# Dataset records:
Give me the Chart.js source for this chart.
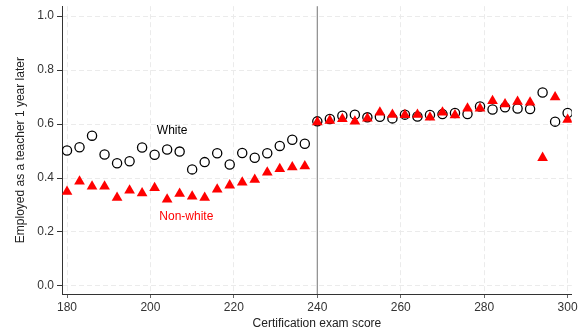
<!DOCTYPE html>
<html>
<head>
<meta charset="utf-8">
<script src="https://cdn.jsdelivr.net/npm/chart.js@4"></script>
<style>
  html, body { margin: 0; padding: 0; background: #fff; }
  #wrap { width: 578px; height: 331px; }
</style>
</head>
<body>
<div id="wrap"><canvas id="scoreChart"></canvas></div>
<script>
// scores (bins every 3 points)
const scores = [180, 183, 186, 189, 192, 195, 198, 201, 204, 207,
  210, 213, 216, 219, 222, 225, 228, 231, 234, 237,
  240, 243, 246, 249, 252, 255, 258, 261, 264, 267,
  270, 273, 276, 279, 282, 285, 288, 291, 294, 297, 300];

const whiteRate = [0.502, 0.514, 0.557, 0.487, 0.455, 0.462, 0.513, 0.486, 0.506, 0.498,
  0.432, 0.459, 0.492, 0.450, 0.493, 0.475, 0.492, 0.519, 0.542, 0.527,
  0.610, 0.619, 0.631, 0.635, 0.625, 0.627, 0.621, 0.635, 0.628, 0.634,
  0.637, 0.641, 0.637, 0.665, 0.654, 0.662, 0.658, 0.656, 0.717, 0.609, 0.641];

const nonWhiteRate = [0.349, 0.387, 0.369, 0.369, 0.327, 0.354, 0.344, 0.363, 0.321, 0.342,
  0.332, 0.327, 0.358, 0.373, 0.384, 0.394, 0.421, 0.434, 0.440, 0.444,
  0.607, 0.613, 0.619, 0.610, 0.621, 0.643, 0.635, 0.634, 0.635, 0.625,
  0.643, 0.633, 0.658, 0.658, 0.686, 0.674, 0.683, 0.680, 0.475, 0.700, 0.616];

const xTicks = [180, 200, 220, 240, 260, 280, 300];
const yTicks = [0, 0.2, 0.4, 0.6, 0.8, 1.0];
const cutoff = 240;

// text labels placed in data coordinates
const seriesLabels = ["White", "Non-white"];
const labelX = [205.2, 208.6];
const labelY = [0.576, 0.255];
const labelColors = ["#000000", "#ff0000"];

const FONT = "'Liberation Sans', Arial, Helvetica, sans-serif";
Chart.defaults.font.family = FONT;
Chart.defaults.font.size = 12;
Chart.defaults.color = "#333";

// vertical cutoff line + text labels
const extras = {
  id: "extras",
  beforeDatasetsDraw(chart) {
    const { ctx, chartArea, scales } = chart;
    const px = scales.x.getPixelForValue(cutoff);
    ctx.save();
    ctx.strokeStyle = "#8c8c8c";
    ctx.lineWidth = 1.2;
    ctx.beginPath();
    ctx.moveTo(px, chartArea.top);
    ctx.lineTo(px, chartArea.bottom);
    ctx.stroke();
    ctx.restore();
  },
  afterDatasetsDraw(chart) {
    const { ctx, scales } = chart;
    ctx.save();
    ctx.font = "12px " + FONT;
    ctx.textAlign = "center";
    ctx.textBaseline = "middle";
    seriesLabels.forEach((t, i) => {
      ctx.fillStyle = labelColors[i];
      ctx.fillText(t, scales.x.getPixelForValue(labelX[i]), scales.y.getPixelForValue(labelY[i]));
    });
    ctx.restore();
  }
};

const ctx = document.getElementById("scoreChart").getContext("2d");

new Chart(ctx, {
  type: "scatter",
  data: {
    datasets: [
      {
        label: "White",
        data: scores.map((s, i) => ({ x: s, y: whiteRate[i] })),
        pointStyle: "circle",
        pointRadius: 4.6,
        pointBorderWidth: 1.3,
        borderColor: "#000",
        backgroundColor: "rgba(0,0,0,0)",
        order: 2
      },
      {
        label: "Non-white",
        data: scores.map((s, i) => ({ x: s, y: nonWhiteRate[i] })),
        pointStyle: "triangle",
        pointRadius: 6.2,
        pointBorderWidth: 0,
        borderColor: "#ff0000",
        backgroundColor: "#ff0000",
        order: 1
      }
    ]
  },
  options: {
    responsive: true,
    maintainAspectRatio: false,
    animation: false,
    events: [],
    layout: { padding: { top: 5, right: 6, left: 0, bottom: 0 } },
    plugins: {
      legend: { display: false },
      tooltip: { enabled: false }
    },
    scales: {
      x: {
        type: "linear",
        min: 178.8,
        max: 301,
        afterBuildTicks: (axis) => { axis.ticks = xTicks.map(v => ({ value: v })); },
        afterFit: (s) => { s.height = 37; s.paddingLeft = 0; s.paddingRight = 0; },
        ticks: { padding: 2, color: "#333", font: { size: 12 } },
        grid: {
          color: "#ebebeb",
          tickColor: "#666",
          tickLength: 4,
          tickBorderDash: []
        },
        border: { display: true, color: "#333", width: 1, dash: [5, 3] },
        title: {
          display: true,
          text: "Certification exam score",
          color: "#222",
          font: { size: 12 },
          padding: { top: 0, bottom: 0 }
        }
      },
      y: {
        min: -0.03,
        max: 1.037,
        afterBuildTicks: (axis) => { axis.ticks = yTicks.map(v => ({ value: v })); },
        afterFit: (s) => { s.width = 62; s.paddingTop = 0; s.paddingBottom = 0; },
        ticks: {
          padding: 3,
          color: "#333",
          font: { size: 12 },
          callback: (v) => Number(v).toFixed(1)
        },
        grid: {
          color: "#ebebeb",
          tickColor: "#333",
          tickLength: 5,
          tickBorderDash: []
        },
        border: { display: true, color: "#333", width: 1, dash: [5, 3] },
        title: {
          display: true,
          text: "Employed as a teacher 1 year later",
          color: "#222",
          font: { size: 12 },
          padding: { top: 13, bottom: 0 }
        }
      }
    }
  },
  plugins: [extras]
});
</script>
</body>
</html>
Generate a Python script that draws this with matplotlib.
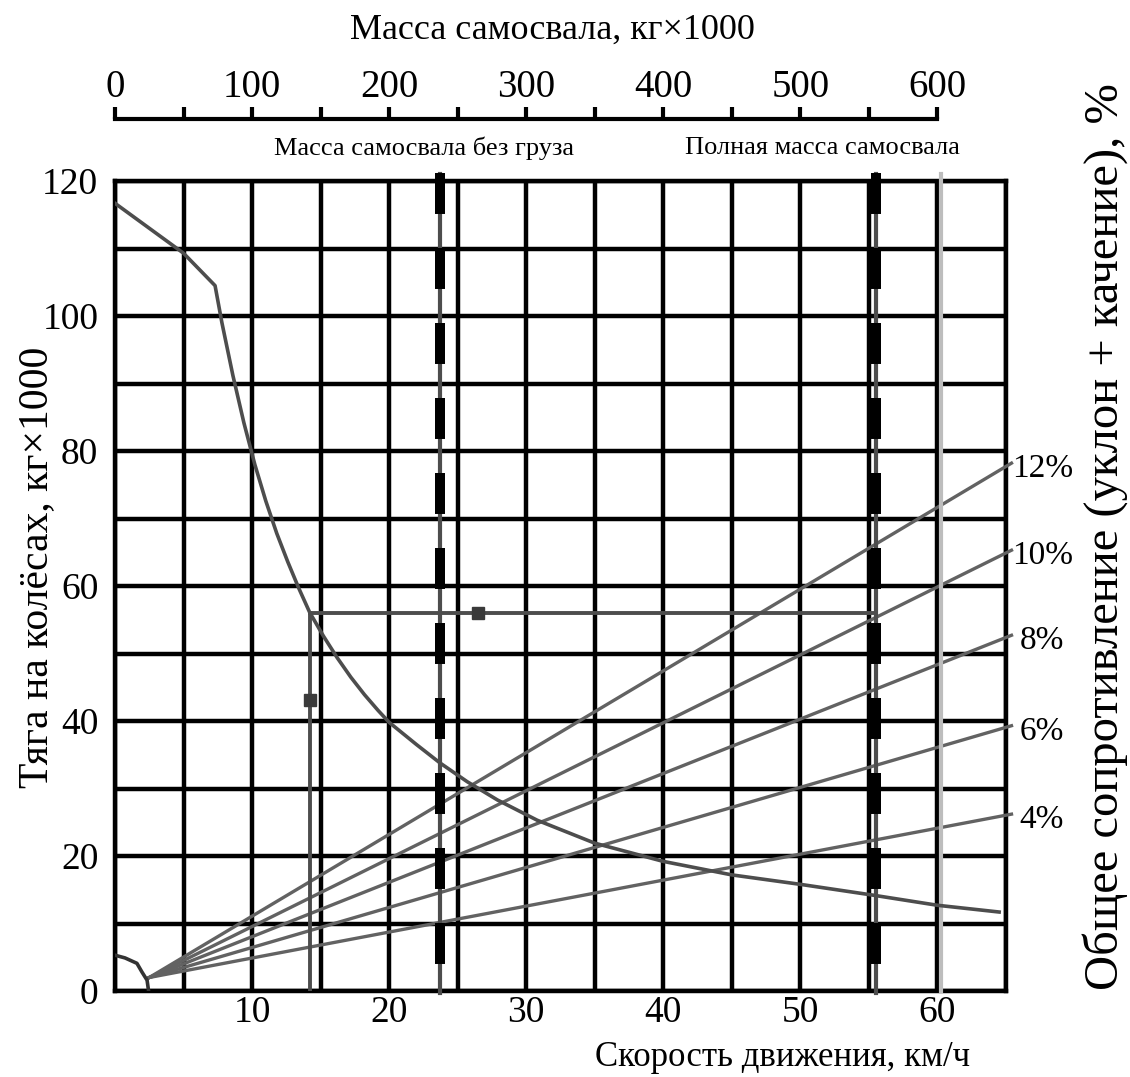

# Instructions to follow:
Leave out the pictures and restate everything else word for word.

# Exercise answer:
Give me the Chart.js source for this chart.
<!DOCTYPE html>
<html>
<head>
<meta charset="utf-8">
<script src="https://cdn.jsdelivr.net/npm/chart.js@4"></script>
<style>
  html, body { margin: 0; padding: 0; background: #fff; }
  #wrap { width: 578px; height: 331px; }
</style>
</head>
<body>
<div id="wrap"><canvas id="scoreChart"></canvas></div>
<script>
// scores (bins every 3 points)
const scores = [180, 183, 186, 189, 192, 195, 198, 201, 204, 207,
  210, 213, 216, 219, 222, 225, 228, 231, 234, 237,
  240, 243, 246, 249, 252, 255, 258, 261, 264, 267,
  270, 273, 276, 279, 282, 285, 288, 291, 294, 297, 300];

const whiteRate = [0.502, 0.514, 0.557, 0.487, 0.455, 0.462, 0.513, 0.486, 0.506, 0.498,
  0.432, 0.459, 0.492, 0.450, 0.493, 0.475, 0.492, 0.519, 0.542, 0.527,
  0.610, 0.619, 0.631, 0.635, 0.625, 0.627, 0.621, 0.635, 0.628, 0.634,
  0.637, 0.641, 0.637, 0.665, 0.654, 0.662, 0.658, 0.656, 0.717, 0.609, 0.641];

const nonWhiteRate = [0.349, 0.387, 0.369, 0.369, 0.327, 0.354, 0.344, 0.363, 0.321, 0.342,
  0.332, 0.327, 0.358, 0.373, 0.384, 0.394, 0.421, 0.434, 0.440, 0.444,
  0.607, 0.613, 0.619, 0.610, 0.621, 0.643, 0.635, 0.634, 0.635, 0.625,
  0.643, 0.633, 0.658, 0.658, 0.686, 0.674, 0.683, 0.680, 0.475, 0.700, 0.616];

const xTicks = [180, 200, 220, 240, 260, 280, 300];
const yTicks = [0, 0.2, 0.4, 0.6, 0.8, 1.0];
const cutoff = 240;

// text labels placed in data coordinates
const seriesLabels = ["White", "Non-white"];
const labelX = [205.2, 208.6];
const labelY = [0.576, 0.255];
const labelColors = ["#000000", "#ff0000"];

const FONT = "'Liberation Sans', Arial, Helvetica, sans-serif";
Chart.defaults.font.family = FONT;
Chart.defaults.font.size = 12;
Chart.defaults.color = "#333";

// vertical cutoff line + text labels
const extras = {
  id: "extras",
  beforeDatasetsDraw(chart) {
    const { ctx, chartArea, scales } = chart;
    const px = scales.x.getPixelForValue(cutoff);
    ctx.save();
    ctx.strokeStyle = "#8c8c8c";
    ctx.lineWidth = 1.2;
    ctx.beginPath();
    ctx.moveTo(px, chartArea.top);
    ctx.lineTo(px, chartArea.bottom);
    ctx.stroke();
    ctx.restore();
  },
  afterDatasetsDraw(chart) {
    const { ctx, scales } = chart;
    ctx.save();
    ctx.font = "12px " + FONT;
    ctx.textAlign = "center";
    ctx.textBaseline = "middle";
    seriesLabels.forEach((t, i) => {
      ctx.fillStyle = labelColors[i];
      ctx.fillText(t, scales.x.getPixelForValue(labelX[i]), scales.y.getPixelForValue(labelY[i]));
    });
    ctx.restore();
  }
};

const ctx = document.getElementById("scoreChart").getContext("2d");

new Chart(ctx, {
  type: "scatter",
  data: {
    datasets: [
      {
        label: "White",
        data: scores.map((s, i) => ({ x: s, y: whiteRate[i] })),
        pointStyle: "circle",
        pointRadius: 4.6,
        pointBorderWidth: 1.3,
        borderColor: "#000",
        backgroundColor: "rgba(0,0,0,0)",
        order: 2
      },
      {
        label: "Non-white",
        data: scores.map((s, i) => ({ x: s, y: nonWhiteRate[i] })),
        pointStyle: "triangle",
        pointRadius: 6.2,
        pointBorderWidth: 0,
        borderColor: "#ff0000",
        backgroundColor: "#ff0000",
        order: 1
      }
    ]
  },
  options: {
    responsive: true,
    maintainAspectRatio: false,
    animation: false,
    events: [],
    layout: { padding: { top: 5, right: 6, left: 0, bottom: 0 } },
    plugins: {
      legend: { display: false },
      tooltip: { enabled: false }
    },
    scales: {
      x: {
        type: "linear",
        min: 178.8,
        max: 301,
        afterBuildTicks: (axis) => { axis.ticks = xTicks.map(v => ({ value: v })); },
        afterFit: (s) => { s.height = 37; s.paddingLeft = 0; s.paddingRight = 0; },
        ticks: { padding: 2, color: "#333", font: { size: 12 } },
        grid: {
          color: "#ebebeb",
          tickColor: "#666",
          tickLength: 4,
          tickBorderDash: []
        },
        border: { display: true, color: "#333", width: 1, dash: [5, 3] },
        title: {
          display: true,
          text: "Certification exam score",
          color: "#222",
          font: { size: 12 },
          padding: { top: 0, bottom: 0 }
        }
      },
      y: {
        min: -0.03,
        max: 1.037,
        afterBuildTicks: (axis) => { axis.ticks = yTicks.map(v => ({ value: v })); },
        afterFit: (s) => { s.width = 62; s.paddingTop = 0; s.paddingBottom = 0; },
        ticks: {
          padding: 3,
          color: "#333",
          font: { size: 12 },
          callback: (v) => Number(v).toFixed(1)
        },
        grid: {
          color: "#ebebeb",
          tickColor: "#333",
          tickLength: 5,
          tickBorderDash: []
        },
        border: { display: true, color: "#333", width: 1, dash: [5, 3] },
        title: {
          display: true,
          text: "Employed as a teacher 1 year later",
          color: "#222",
          font: { size: 12 },
          padding: { top: 13, bottom: 0 }
        }
      }
    }
  },
  plugins: [extras]
});
</script>
</body>
</html>
Generate a Python script that draws this with matplotlib.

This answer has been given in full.